Since 1918, however, and the post-war formation of Yugoslavia, Montenegro has, at various times, been closely (if not always comfortably) linked with Serbia. When the Socialist Federal Republic of Yugoslavia broke up after the death of President Tito, for example, Serbia and Montenegro joined forces in an attempt to establish themselves as the Federal Republic of Yugoslavia. Their coalition during the terrible bloodshed of the 1990s Yugoslav Wars soon led to a U.N. embargo against them, however, after allegations of ethnically motivated war crimes—and in 2006 Montenegro declared itself an independent state.
So it should come as no surprise that the second leg of our April 2017 Beautiful Balkans tour is devoted to an exploration of some of the more edifying and enjoyable areas of Montenegro. Or that getting there is as simple as driving across the border from the ancient mosques and Orthodox churches of Serbia’s Novi Pazar to the 17th-century Turkish fortress settlement of Kolasin.

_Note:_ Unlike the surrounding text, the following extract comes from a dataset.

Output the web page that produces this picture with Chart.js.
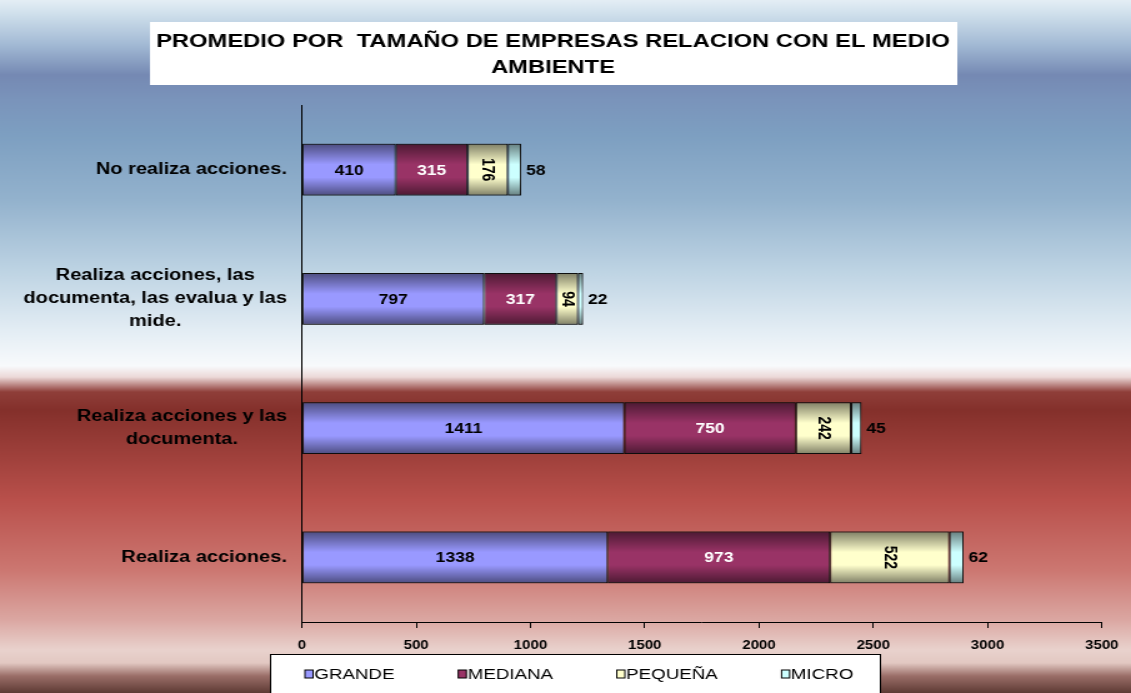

Following a busy morning of exploration in Novi Pazar, we’ll spend the rest of the afternoon and evening at leisure in Kolasin. Once the site of bloody battles for independence from the Ottomans, it’s now a peaceful and picturesque mountain town known for its skiing and for its beautiful surrounding forests, lakes and rivers.
After breakfast in Kolasin, we’ll drive to the nearby Christian Orthodox Moraca Monastery, built in 1252. The monastery itself is a fine example of medieval architecture, but it is best known for the frescoes in its interior, painted between the 13th and 16th centuries.
Next, we’ll drive on to the Adriatic Coast and the 2,500-year-old town of Budva. The entire town is surrounded by stone walls, complete with towers, embrasures, a citadel and fortified city gates. The most popular tourist destination in Montenegro, Budva is famed for its well-preserved old town and its Venetian architecture, featuring an assortment of medieval churches. But it’s equally well known for its collection of beautiful beaches, collectively known as the Budva Riviera. After a tour of the old town, the evening and the entire following day will be devoted to free time, providing ample opportunity to enjoy a beach day, nightclubbing, gambling in one of the casinos operated by resort hotels, or extreme sports including paragliding, bungee jumping and rafting on the River Tara, through the world’s second-deepest canyon.
For our final day in Montenegro, we’ll drive north along the coast to the walled medieval city of Kotor. A UNESCO World Heritage Site, the picturesque old city was built between the 12th and 14th centuries and featuring a wealth of Middle Ages architecture and monuments. We’ll visit the early 17th-century Clock Tower in the main square and the nearby pyramid that once supported the town’s pillory. Then we’ll weave our way through the twisting, turning streets to for a visit to the 11th-century St. Triphun’s Cathedral. We’ll have optional free time for lunch, which you might choose to enjoy in one of Kotor’s many charming cafes, restaurants and pubs. Or if you’re feeling frisky, consider climbing the 1,350 steps leading to the top of the mountain the city is built on for a stunning panorama of the Bay of Kotor and a bird’s-eye view of the maze-like town you’ve just explored.